Student debt killer, super saver, and stock market addict. BSc. in Chemistry from the University of Alberta, MBA in Finance from the University of Calgary. CEO x 2 and MOM x 1. Currently residing in Calgary, Alberta, Canada, but hooked on travelling.


  1. This was really interesting to learn. Since I am not a Canadian citizen I had/have no idea how your tax code works. I find it really interesting you can carry these credits to future years. Is there a time limit for you to carry forward these credits or can you pretty much do it indefinitely? Secondly are you just going to direct money that you would have saved towards a taxable investment account?

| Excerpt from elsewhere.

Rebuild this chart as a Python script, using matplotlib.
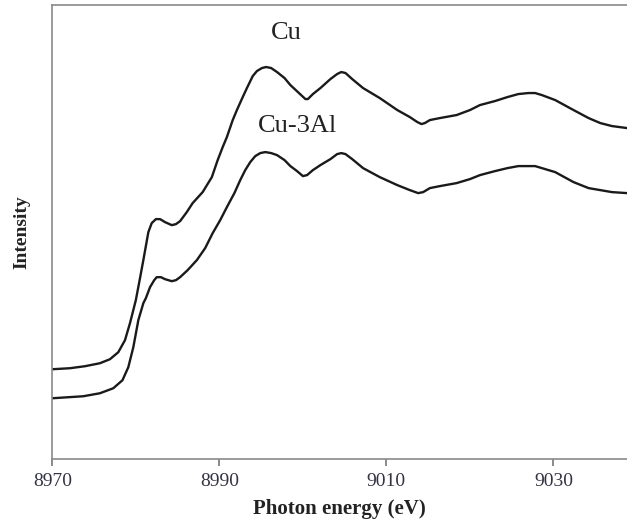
import numpy as np
import matplotlib.pyplot as plt

# XANES spectra near the Cu K-edge (intensity in arbitrary units, Cu offset upward)
cu_energy = [8970.0, 8972.1, 8973.9, 8975.7, 8976.9, 8977.9, 8978.7, 8979.3, 8980.0,
             8980.5, 8980.9, 8981.5, 8981.9, 8982.4, 8982.9, 8983.5, 8984.3, 8984.8,
             8985.3, 8986.1, 8986.8, 8988.0, 8989.1, 8989.8, 8990.4, 8990.9, 8991.6,
             8992.1, 8992.8, 8993.3, 8994.0, 8994.5, 8995.1, 8995.6, 8996.2, 8996.9,
             8997.8, 8998.5, 8999.4, 9000.3, 9000.6, 9001.2, 9002.1, 9003.3, 9004.1,
             9004.6, 9005.1, 9005.9, 9007.2, 9009.2, 9011.3, 9012.8, 9013.7, 9014.2,
             9014.6, 9015.2, 9016.4, 9018.4, 9020.0, 9021.2, 9023.0, 9024.5, 9025.8,
             9027.0, 9027.8, 9028.6, 9030.2, 9032.4, 9034.2, 9035.6, 9037.0, 9038.8]
cu = [0.90, 0.91, 0.93, 0.96, 1.00, 1.07, 1.19, 1.36, 1.59,
      1.81, 1.99, 2.27, 2.36, 2.40, 2.40, 2.37, 2.34, 2.35,
      2.38, 2.47, 2.56, 2.67, 2.82, 2.99, 3.12, 3.22, 3.39,
      3.49, 3.62, 3.71, 3.83, 3.88, 3.91, 3.92, 3.91, 3.87,
      3.81, 3.74, 3.67, 3.60, 3.60, 3.65, 3.71, 3.80, 3.85,
      3.87, 3.86, 3.80, 3.71, 3.61, 3.49, 3.42, 3.37, 3.35,
      3.36, 3.39, 3.41, 3.44, 3.49, 3.54, 3.58, 3.62, 3.65,
      3.66, 3.66, 3.64, 3.59, 3.49, 3.41, 3.36, 3.33, 3.31]

al_energy = [8970.0, 8973.7, 8975.7, 8977.3, 8978.4, 8979.1, 8979.7, 8980.3, 8980.9,
             8981.2, 8981.7, 8982.2, 8982.5, 8983.0, 8983.5, 8984.3, 8984.8, 8985.3,
             8986.2, 8987.3, 8988.3, 8989.2, 8990.1, 8990.9, 8991.8, 8992.5, 8993.1,
             8993.7, 8994.3, 8994.9, 8995.5, 8996.2, 8996.9, 8997.8, 8998.5, 8999.3,
             9000.0, 9000.5, 9001.2, 9002.1, 9003.3, 9004.1, 9004.6, 9005.1, 9005.9,
             9007.2, 9009.2, 9011.3, 9012.8, 9013.8, 9014.4, 9015.2, 9016.4, 9018.4,
             9020.0, 9021.2, 9023.0, 9024.5, 9025.8, 9027.0, 9027.8, 9028.6, 9030.2,
             9032.4, 9034.2, 9035.6, 9037.0, 9038.8]
cu_3al = [0.61, 0.63, 0.66, 0.71, 0.79, 0.92, 1.12, 1.39, 1.56,
          1.61, 1.72, 1.79, 1.82, 1.82, 1.80, 1.78, 1.79, 1.82,
          1.89, 1.99, 2.11, 2.26, 2.39, 2.52, 2.66, 2.79, 2.89,
          2.97, 3.03, 3.06, 3.07, 3.06, 3.04, 2.99, 2.93, 2.88,
          2.83, 2.84, 2.89, 2.94, 3.00, 3.05, 3.06, 3.05, 3.00,
          2.91, 2.82, 2.74, 2.69, 2.66, 2.67, 2.71, 2.73, 2.76,
          2.80, 2.84, 2.88, 2.91, 2.93, 2.93, 2.93, 2.91, 2.87,
          2.77, 2.71, 2.69, 2.67, 2.66]

xticks = [8970, 8990, 9010, 9030]

plt.rcParams['font.family'] = ['Liberation Serif', 'DejaVu Serif']

fig = plt.figure(figsize=(6.27, 5.30), dpi=100)
ax = fig.add_axes([0.0834, 0.1334, 0.9166, 0.8572])

ink = '#1a1a1a'
ax.plot(cu_energy, cu, color=ink, lw=1.7, solid_joinstyle='round')
ax.plot(al_energy, cu_3al, color=ink, lw=1.7, solid_joinstyle='round')

ax.text(8998.0, 4.26, 'Cu', fontsize=19, color='#222222', ha='center', va='center')
ax.text(8999.4, 3.33, 'Cu-3Al', fontsize=19, color='#222222', ha='center', va='center')

ax.set_xlim(8970, 9038.8)
ax.set_ylim(0, 4.54)
ax.set_xticks(xticks)
ax.set_yticks([])
ax.tick_params(axis='x', direction='out', length=5, width=1.2, color='#777777',
               labelsize=14, labelcolor='#333344', pad=5)

for side in ['left', 'bottom', 'top']:
    ax.spines[side].set_color('#8a8a8a')
    ax.spines[side].set_linewidth(1.2)
ax.spines['right'].set_visible(False)

ax.set_xlabel('Photon energy (eV)', fontsize=15, fontweight='bold', color='#222222', labelpad=6)
ax.set_ylabel('Intensity', fontsize=14, fontweight='bold', color='#222222', labelpad=16)

fig.savefig('out.png', dpi=100)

    • There’s no time limit — as long as you continue to file an income tax return your unused RRSP contribution room will be carried forward. You can only contribute to an RRSP until you are 71 (I think) though.

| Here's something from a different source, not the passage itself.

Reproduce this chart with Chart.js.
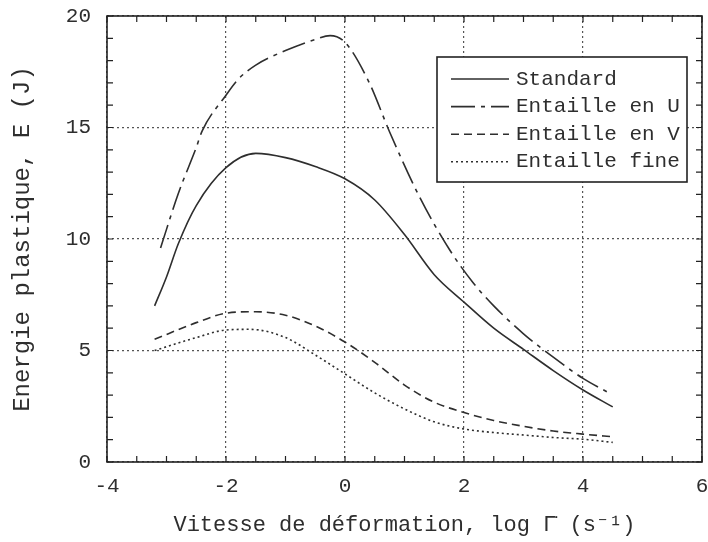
<!DOCTYPE html>
<html lang="fr">
<head>
    <meta charset="UTF-8">
    <title>Energie plastique</title>
    <script src="https://cdn.jsdelivr.net/npm/chart.js"></script>
    <style>
        html, body {
            margin: 0;
            padding: 0;
            background: #ffffff;
        }
        #wrap {
            width: 708px;
            height: 542px;
        }
    </style>
</head>
<body>
    <div id="wrap"><canvas id="energyChart" width="708" height="542"></canvas></div>
    <script>
        // Log strain rate (x) and plastic energy in J (y) for each specimen type
        const xStandard = [-3.2, -3, -2.8, -2.5, -2, -1.5, -1, -0.5, 0, 0.5, 1, 1.5, 2, 2.5, 3, 3.5, 4, 4.5];
        const yStandard = [7.0, 8.3, 9.8, 11.5, 13.2, 13.84, 13.65, 13.25, 12.7, 11.75, 10.2, 8.4, 7.17, 6.0, 5.05, 4.1, 3.23, 2.47];

        const xNotchU = [-3.1, -2.8, -2.5, -2.4, -2, -1.8, -1.5, -1, -0.5, -0.25, 0, 0.4, 0.75, 1.25, 1.75, 2.15, 2.5, 3, 3.5, 4, 4.4];
        const yNotchU = [9.6, 12.05, 14.1, 14.85, 16.45, 17.15, 17.8, 18.45, 18.95, 19.12, 18.82, 17.05, 14.8, 11.9, 9.55, 8.05, 7.0, 5.75, 4.7, 3.75, 3.15];

        const xNotchV = [-3.2, -2.5, -2, -1.5, -1, -0.5, 0, 0.5, 1, 1.5, 2, 2.5, 3, 3.5, 4, 4.5];
        const yNotchV = [5.5, 6.25, 6.67, 6.74, 6.58, 6.1, 5.38, 4.47, 3.45, 2.68, 2.22, 1.86, 1.6, 1.39, 1.25, 1.13];

        const xNotchFine = [-3.2, -2.5, -2, -1.6, -1, -0.5, 0, 0.5, 1, 1.5, 2, 2.5, 3, 3.5, 4, 4.5];
        const yNotchFine = [5.0, 5.58, 5.92, 5.95, 5.58, 4.8, 3.95, 3.1, 2.38, 1.8, 1.48, 1.32, 1.21, 1.1, 1.02, 0.88];

        const seriesLabels = ['Standard', 'Entaille en U', 'Entaille en V', 'Entaille fine'];
        const seriesDashes = [[], [24, 6, 4, 6], [8, 5], [2, 3]];

        const xTickValues = [-4, -2, 0, 2, 4, 6];
        const yTickValues = [0, 5, 10, 15, 20];

        const ink = '#2e2e2e';
        const monoFont = "'Liberation Mono', 'Courier New', monospace";

        function toPoints(xs, ys) {
            return xs.map((x, i) => ({ x: x, y: ys[i] }));
        }

        const seriesData = [
            toPoints(xStandard, yStandard),
            toPoints(xNotchU, yNotchU),
            toPoints(xNotchV, yNotchV),
            toPoints(xNotchFine, yNotchFine)
        ];

        const datasets = seriesData.map((data, i) => ({
            label: seriesLabels[i],
            data: data,
            borderColor: ink,
            borderWidth: 1.6,
            borderDash: seriesDashes[i],
            pointRadius: 0,
            fill: false,
            cubicInterpolationMode: 'monotone'
        }));

        // Frame with inward minor ticks on all four sides
        const framePlugin = {
            id: 'frame',
            afterDatasetsDraw(chart) {
                const { ctx, chartArea: a, scales } = chart;
                ctx.save();
                ctx.strokeStyle = '#222222';
                ctx.lineWidth = 1.6;
                ctx.setLineDash([]);
                ctx.strokeRect(a.left, a.top, a.right - a.left, a.bottom - a.top);

                ctx.lineWidth = 1.2;
                ctx.beginPath();
                for (let v = -4; v <= 6.001; v += 0.5) {
                    const px = scales.x.getPixelForValue(v);
                    ctx.moveTo(px, a.bottom);
                    ctx.lineTo(px, a.bottom - 6);
                    ctx.moveTo(px, a.top);
                    ctx.lineTo(px, a.top + 6);
                }
                for (let v = 0; v <= 20; v += 1) {
                    const py = scales.y.getPixelForValue(v);
                    ctx.moveTo(a.left, py);
                    ctx.lineTo(a.left + 6, py);
                    ctx.moveTo(a.right, py);
                    ctx.lineTo(a.right - 6, py);
                }
                ctx.stroke();
                ctx.restore();
            }
        };

        // Boxed legend in the upper right, line sample left of each label
        const boxLegendPlugin = {
            id: 'boxLegend',
            afterDatasetsDraw(chart) {
                const { ctx, chartArea: a } = chart;
                const boxRight = a.right - 15;
                const boxLeft = boxRight - 250;
                const boxTop = a.top + 41;
                const boxHeight = 125;
                const rowGap = 27.6;
                ctx.save();
                ctx.fillStyle = '#ffffff';
                ctx.fillRect(boxLeft, boxTop, boxRight - boxLeft, boxHeight);
                ctx.strokeStyle = '#222222';
                ctx.lineWidth = 1.6;
                ctx.setLineDash([]);
                ctx.strokeRect(boxLeft, boxTop, boxRight - boxLeft, boxHeight);

                ctx.font = '21px ' + monoFont;
                ctx.textBaseline = 'middle';
                ctx.textAlign = 'left';
                chart.data.datasets.forEach((ds, i) => {
                    const y = boxTop + 22 + i * rowGap;
                    ctx.strokeStyle = ink;
                    ctx.lineWidth = 1.6;
                    ctx.setLineDash(ds.borderDash);
                    ctx.beginPath();
                    ctx.moveTo(boxLeft + 14, y);
                    ctx.lineTo(boxLeft + 72, y);
                    ctx.stroke();
                    ctx.setLineDash([]);
                    ctx.fillStyle = ink;
                    ctx.fillText(ds.label, boxLeft + 79, y);
                });
                ctx.restore();
            }
        };

        new Chart(document.getElementById('energyChart'), {
            type: 'line',
            data: { datasets: datasets },
            options: {
                responsive: false,
                animation: false,
                events: [],
                layout: { padding: { top: 16, right: 6, left: 0, bottom: 0 } },
                plugins: {
                    legend: { display: false },
                    tooltip: { enabled: false }
                },
                scales: {
                    x: {
                        type: 'linear',
                        min: -4,
                        max: 6,
                        afterBuildTicks: scale => {
                            scale.ticks = xTickValues.map(v => ({ value: v }));
                        },
                        afterFit: scale => {
                            scale.height = 80;
                            // let the end labels hang past the plot edges
                            scale.paddingLeft = 0;
                            scale.paddingRight = 0;
                        },
                        ticks: {
                            color: ink,
                            font: { family: monoFont, size: 21 },
                            padding: 12,
                            maxRotation: 0,
                            callback: v => String(v)
                        },
                        grid: {
                            color: '#555555',
                            lineWidth: 1.2,
                            drawTicks: false
                        },
                        border: { display: false, dash: [2, 3] },
                        title: {
                            display: true,
                            text: 'Vitesse de déformation, log Γ̇ (s⁻¹)',
                            color: ink,
                            font: { family: monoFont, size: 22 },
                            padding: { top: 0, bottom: 4 }
                        }
                    },
                    y: {
                        type: 'linear',
                        min: 0,
                        max: 20,
                        afterBuildTicks: scale => {
                            scale.ticks = yTickValues.map(v => ({ value: v }));
                        },
                        afterFit: scale => {
                            scale.width = 107;
                            scale.paddingTop = 0;
                            scale.paddingBottom = 0;
                        },
                        ticks: {
                            color: ink,
                            font: { family: monoFont, size: 21 },
                            padding: 16,
                            callback: v => String(v)
                        },
                        grid: {
                            color: '#555555',
                            lineWidth: 1.2,
                            drawTicks: false
                        },
                        border: { display: false, dash: [2, 3] },
                        title: {
                            display: true,
                            text: 'Energie plastique, E (J)',
                            color: ink,
                            font: { family: monoFont, size: 24 },
                            padding: { top: 8, bottom: 0 }
                        }
                    }
                }
            },
            plugins: [framePlugin, boxLegendPlugin]
        });
    </script>
</body>
</html>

      I max out my TFSA (Tax-free savings account) with money I don’t put into my RRSP, then whatever’s left I put into unregistered taxable accounts. This way if you’re in a fairly low tax bracket (ie. below $50K as experts suggest), you won’t be taxed on what you earn in these taxable accounts anyway.

  2. John S @ Frugal Rules on

    That was interesting to read as I really don’t know how the Canadian tax system works. That’s great you can take those credits into the future. Is there a certain time you have to use that up by, or is it forever?

  3. Thank you for writing this! I will clear 50K this year… but it still doesn’t make sense for me to contribute to an RRSP yet! Given the tax implications, etc, as a young person, I am much better off to direct my dollar to other forms of savings, such as paying off my mortgage and car and filling up my TFSA. I contribute to my RRSPs to the extent necessary to maximize my employer’s contribution.

    • Agreed! I’m finally over the $50K mark too but because of my other tax credits for school etc. it doesn’t make sense for me to make my own RRSP contributions yet.

  4. Interesting point. My company matches my RRSP contributions up to $50 a month, so when my raise kicks in I’ll start contributing the maximum I can get matched. Other than that, I’ll try not to save too much into my RRSP until some other goals of mine are taken care of.

  5. Totally Agree. Across Canada it can vary slightly based on how the provincial income tax laws are set up, but overall $50K is a good ball park. I think a big part of the decision just comes down what your future tax bracket will look like compared to now, which admittedly isn’t always clear for some people. I also like your idea of contributing to an RRSP now and claiming the deduction in future years for when you’re at the 36% tax bracket or higher. We’re still racing to see who gets to $100K first right 😛

    • haha we are so still racing to see who gets to $100K first 😉

      I feel like my future tax bracket will eventually be the highest… I hope. It’s my goal, anyway. Assuming I continue to work full-time and don’t do a major career overhaul 15 or 20 years in, there’s no reason why it shouldn’t be attainable — though the thought of paying 36% income tax is super depressing.

  6. Great post. Quick question though, where is the $100,000 limit coming from? I thought the 2012 maximum contribution was $22,970. Does the $100,000 pose a limit on catching up on unused contribution room?

  7. forfundssake on

    Great post on this Bridget. It’s similar to what I tell my friends when they’re confused about TFSA vs. RRSP. One factor I point out though is to check with the hr where they work and see if they match rrsp contributions. I’ve found majority of them don’t even know what the company they work for offers. If they’ll match your contributions, take advantage of it 100%. When your rewarded with money for contributing money, that’s a good deal!